Prior to Bayh-Dole, the government had two approaches to contractor rights in inventions. The first was the IPA programs run by the NIH, NSF, and Department of Commerce. These programs required a contractor to take ownership of any invention made under federal contract that the contractor decided to file a patent application on. The second was the Federal Procurement Regulation, that required contractors to have patent agreements with employees so that if the government requested title to any given invention, either the contractor or the employee would be obligated to assign it over to the federal government.

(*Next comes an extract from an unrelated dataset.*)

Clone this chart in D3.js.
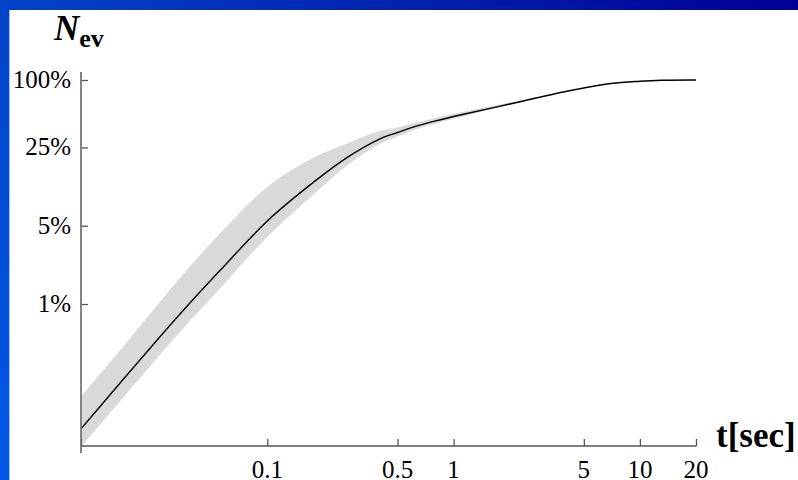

If either the contractor or the employee-inventor wanted to keep rights and not assign them over, they had to make a public case for it. What would they do that wouldn’t get done if–wait for it–the federal government took ownership and gave everyone absolutely free access regardless of whether the government obtained patents or didn’t? That is, pretty much the only reason for a contractor to seek to retain an invention under the FPR was to set up to grant an exclusive license. By contrast, the IPA program made a big deal about default non-exclusive licensing, but then made a bigger deal about exclusive licensing by making it easy to skip the non-exclusive licensing default by arguing “we tried but couldn’t do it” or “we thought about doing it but decided not to bother.”

Without exclusive licensing, Bayh-Dole is dead. Bayh-Dole does not require exclusive licensing by contractors. And Bayh-Dole goes out of its way to make exclusive licensing hard for federal agencies. Meanwhile no one marches-in to deal with non-licensing.

You can see why then a university failing to patent under Bayh-Dole means nothing. A university failing to exclusively license or a federal agency failing to exclusively license is the real test metric. What happens if a university fails to license exclusively under Bayh-Dole? Absolutely nothing! And that’s a compelling reason to get rid of the law now, before NIST wastes more time bungling it up.